/ 24 October 2011

ANC succession: It doesn’t matter what the youth say

Anc Succession: It Doesn't Matter What The Youth Say

The ANC has said any pronouncements by its youth league about who it is backing in the party’s leadership succession race are “void of impact”.

ANC Youth League deputy president Ronald Lamola told supporters in Kimberly this weekend that the league would be backing ANC deputy president Kgalema Motlanthe to take over as president in 2012 at the party’s Mangaung elective conference, according to the Cape Times.

Lamola also said the league wanted Minister of Sports and Recreation Fikile Mbalula to replace Gwede Mantashe as ANC secretary general.

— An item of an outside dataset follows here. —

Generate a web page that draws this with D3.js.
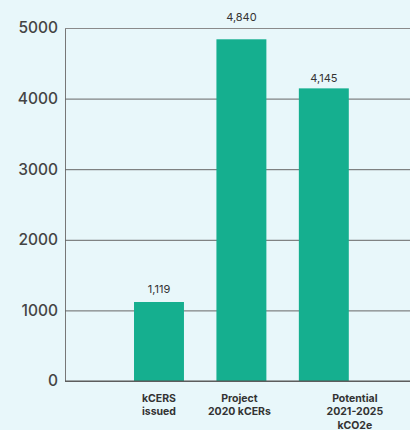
<!DOCTYPE html>
<html><head><meta charset="utf-8">
<script src="https://cdn.jsdelivr.net/npm/d3@7"></script>
<style>
html,body{margin:0;padding:0;background:#e8f7fa;}
svg{display:block;}
</style></head>
<body>
<script>
const categories = ["kCERS issued", "Project 2020 kCERs", "Potential 2021-2025 kCO2e"];
const categoryLines = [["kCERS","issued"],["Project","2020 kCERs"],["Potential","2021-2025","kCO2e"]];
const values = [1119, 4840, 4145];
const valueLabels = ["1,119", "4,840", "4,145"];
const yTicks = [0, 1000, 2000, 3000, 4000, 5000];

const W = 410, H = 430;
const svg = d3.select("body").append("svg").attr("width", W).attr("height", H);
svg.append("rect").attr("width", W).attr("height", H).attr("fill", "#e8f7fa");

const y = d3.scaleLinear().domain([0, 5000]).range([381, 28]);
const x = d3.scaleBand().domain(categories).range([65, 410])
  .paddingInner(0.394).paddingOuter(0.79).align(0.53);

// grid
const yAxis = d3.axisLeft(y).tickValues(yTicks).tickSize(-(W - 65)).tickFormat(d3.format("d")).tickPadding(7);
const gy = svg.append("g").attr("transform", "translate(65,0)").call(yAxis);
gy.select(".domain").attr("stroke", "#777").attr("stroke-width", 1);
gy.selectAll(".tick line").attr("stroke", d => d === 5000 ? "#8a8a8a" : "#666").attr("stroke-width", 1);
gy.selectAll(".tick text").attr("font-family", "Inter, sans-serif").attr("font-size", 15.5)
  .attr("font-weight", 500).attr("fill", "#444").attr("x", -7);

// bars
svg.selectAll("rect.bar").data(categories).enter().append("rect").attr("class", "bar")
  .attr("x", d => x(d)).attr("width", x.bandwidth())
  .attr("y", (d, i) => y(values[i])).attr("height", (d, i) => y(0) - y(values[i]))
  .attr("fill", "#15af8f");

// baseline
svg.append("line").attr("x1", 65).attr("x2", W).attr("y1", y(0)).attr("y2", y(0))
  .attr("stroke", "#555").attr("stroke-width", 1);

// value labels
const labelGap = [9, 18, 6];
svg.selectAll("text.val").data(categories).enter().append("text").attr("class", "val")
  .attr("x", d => x(d) + x.bandwidth() / 2)
  .attr("y", (d, i) => y(values[i]) - labelGap[i])
  .attr("text-anchor", "middle").attr("font-family", "Inter, sans-serif").attr("font-size", 11)
  .attr("fill", "#333").text((d, i) => valueLabels[i]);

// category labels
const catDx = [0, -2, 31];
categories.forEach((c, i) => {
  const t = svg.append("text").attr("text-anchor", "middle")
    .attr("font-family", "Inter, sans-serif").attr("font-size", 10.5).attr("font-weight", 700)
    .attr("fill", "#333");
  categoryLines[i].forEach((ln, j) => {
    t.append("tspan").attr("x", x(c) + x.bandwidth() / 2 + catDx[i]).attr("y", 401.5 + j * 13.6).text(ln);
  });
});
</script>
</body></html>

The organisation has wanted the succession race debates kept out of the public sphere.

Political analyst Professor Steven Friedman says the ANC has “failed to manage the battles for power and position in a way doesn’t damage organisation”.

“You can have battles if they are competed fairly and openly but the ANC have failed to achieve that. The battles are fought in indirect ways,” said Friedman.

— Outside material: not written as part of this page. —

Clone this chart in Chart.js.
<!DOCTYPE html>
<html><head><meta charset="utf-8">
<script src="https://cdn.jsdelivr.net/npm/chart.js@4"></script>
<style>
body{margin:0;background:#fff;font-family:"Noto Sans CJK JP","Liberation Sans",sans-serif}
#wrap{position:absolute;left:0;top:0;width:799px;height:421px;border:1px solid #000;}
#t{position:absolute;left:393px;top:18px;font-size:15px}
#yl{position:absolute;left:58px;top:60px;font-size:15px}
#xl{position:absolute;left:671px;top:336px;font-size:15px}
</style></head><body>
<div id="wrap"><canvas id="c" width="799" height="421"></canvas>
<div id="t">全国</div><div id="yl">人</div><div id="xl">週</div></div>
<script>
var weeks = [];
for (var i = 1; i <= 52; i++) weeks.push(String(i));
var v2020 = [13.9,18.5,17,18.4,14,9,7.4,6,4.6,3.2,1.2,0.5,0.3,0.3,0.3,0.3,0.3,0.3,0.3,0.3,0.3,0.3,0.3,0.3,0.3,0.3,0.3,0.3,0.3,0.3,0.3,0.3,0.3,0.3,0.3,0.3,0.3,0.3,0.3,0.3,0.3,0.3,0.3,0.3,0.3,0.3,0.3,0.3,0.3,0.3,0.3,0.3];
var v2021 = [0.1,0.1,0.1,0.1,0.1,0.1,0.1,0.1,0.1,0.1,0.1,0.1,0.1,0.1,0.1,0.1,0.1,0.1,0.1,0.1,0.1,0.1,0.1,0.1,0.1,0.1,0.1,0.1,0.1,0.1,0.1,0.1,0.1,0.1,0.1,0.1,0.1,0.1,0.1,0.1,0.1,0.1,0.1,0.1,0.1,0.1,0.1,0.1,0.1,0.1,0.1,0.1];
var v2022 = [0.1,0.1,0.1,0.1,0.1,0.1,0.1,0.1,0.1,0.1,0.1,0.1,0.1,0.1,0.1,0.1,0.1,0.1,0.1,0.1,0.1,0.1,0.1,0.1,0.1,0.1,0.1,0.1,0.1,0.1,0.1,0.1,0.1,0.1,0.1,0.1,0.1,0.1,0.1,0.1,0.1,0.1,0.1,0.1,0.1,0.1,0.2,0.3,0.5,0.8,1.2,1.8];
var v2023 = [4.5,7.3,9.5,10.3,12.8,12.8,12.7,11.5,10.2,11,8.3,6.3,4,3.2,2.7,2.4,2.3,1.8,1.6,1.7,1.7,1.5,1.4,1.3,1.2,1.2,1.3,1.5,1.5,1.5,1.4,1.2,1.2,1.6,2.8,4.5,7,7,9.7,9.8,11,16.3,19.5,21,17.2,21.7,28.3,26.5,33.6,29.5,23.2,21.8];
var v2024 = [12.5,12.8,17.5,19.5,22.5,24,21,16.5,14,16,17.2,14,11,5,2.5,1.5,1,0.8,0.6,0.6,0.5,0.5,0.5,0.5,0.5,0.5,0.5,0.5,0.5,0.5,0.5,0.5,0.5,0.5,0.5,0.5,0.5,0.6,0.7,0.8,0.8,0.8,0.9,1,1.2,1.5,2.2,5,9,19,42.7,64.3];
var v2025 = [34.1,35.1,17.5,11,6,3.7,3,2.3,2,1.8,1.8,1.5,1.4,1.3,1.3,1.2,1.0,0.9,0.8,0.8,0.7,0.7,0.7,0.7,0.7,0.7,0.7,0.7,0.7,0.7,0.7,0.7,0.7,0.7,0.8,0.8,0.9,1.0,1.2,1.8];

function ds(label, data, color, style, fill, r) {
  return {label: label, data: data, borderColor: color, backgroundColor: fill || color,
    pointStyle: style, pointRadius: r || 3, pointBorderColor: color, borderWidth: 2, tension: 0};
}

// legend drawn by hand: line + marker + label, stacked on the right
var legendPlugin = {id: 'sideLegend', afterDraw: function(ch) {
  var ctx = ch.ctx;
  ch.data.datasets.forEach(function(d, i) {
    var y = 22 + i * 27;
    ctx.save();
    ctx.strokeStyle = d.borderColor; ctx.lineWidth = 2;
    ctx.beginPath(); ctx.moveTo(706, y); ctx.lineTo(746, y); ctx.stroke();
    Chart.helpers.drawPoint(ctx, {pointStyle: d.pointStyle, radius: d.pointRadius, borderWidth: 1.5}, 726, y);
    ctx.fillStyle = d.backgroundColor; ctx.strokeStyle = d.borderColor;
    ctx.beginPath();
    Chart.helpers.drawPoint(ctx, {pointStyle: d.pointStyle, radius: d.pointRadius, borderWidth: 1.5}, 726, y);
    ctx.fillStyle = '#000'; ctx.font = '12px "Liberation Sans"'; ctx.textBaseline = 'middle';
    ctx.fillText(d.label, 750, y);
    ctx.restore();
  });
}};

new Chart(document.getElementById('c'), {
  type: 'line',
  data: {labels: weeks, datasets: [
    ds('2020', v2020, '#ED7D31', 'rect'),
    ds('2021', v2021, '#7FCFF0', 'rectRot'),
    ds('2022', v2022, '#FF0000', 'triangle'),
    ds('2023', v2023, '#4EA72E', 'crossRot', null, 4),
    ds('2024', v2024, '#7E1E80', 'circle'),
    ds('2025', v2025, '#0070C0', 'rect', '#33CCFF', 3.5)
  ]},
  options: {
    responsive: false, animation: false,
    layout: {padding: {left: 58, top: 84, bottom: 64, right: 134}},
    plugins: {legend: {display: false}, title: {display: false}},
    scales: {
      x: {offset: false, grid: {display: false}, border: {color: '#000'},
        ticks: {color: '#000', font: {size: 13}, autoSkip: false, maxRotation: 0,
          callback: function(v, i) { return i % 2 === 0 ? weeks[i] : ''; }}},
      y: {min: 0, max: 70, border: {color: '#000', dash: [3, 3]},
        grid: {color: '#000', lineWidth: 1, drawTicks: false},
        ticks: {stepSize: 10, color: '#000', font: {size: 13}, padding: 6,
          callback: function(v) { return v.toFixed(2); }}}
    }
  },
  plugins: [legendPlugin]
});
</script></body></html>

Lamola was defiant about orders not to speak about succession in public.

“Members of the league in KwaZulu-Natal speak of Zuma for a second term and that is fine. Is that not a succession debate?” the article quoted him as saying.

“Why are they not being disciplined? Why is it acceptable to speak of the succession to support [Zuma], but when you change the name in the debate it is no longer acceptable?”

Succession, the democratic way
ANC spokesperson Keith Khoza told the Mail & Guardian that it was up to “the leadership of the ANC to take a decision on how to deal youth league members or anybody that defies the standing decision not to discuss succession”.

But Freidman said the youth league gets away with saying such things as there are senior members in the ANC who protect the members of the youth league.

“A person won’t stand up and say they want to be president, so they have ridiculous surrogates say things … When challenged an ANC member can respond, ‘I didn’t say that, it was some impetuous young member’,” added Friedman.

But Khoza said “it was the branches of the ANC who would decide on the leadership of the ANC, not individuals”.

“The branches of the ANC have not started discussing the issue of leadership yet,” he added.

He said there were roughly 5 000 branches in the country and the decision on succession had to be made by them “in a democratic manner”.

The league declined to answer questions about Lamola’s succession comments and referred the M&G to him. He was unavailable to comment.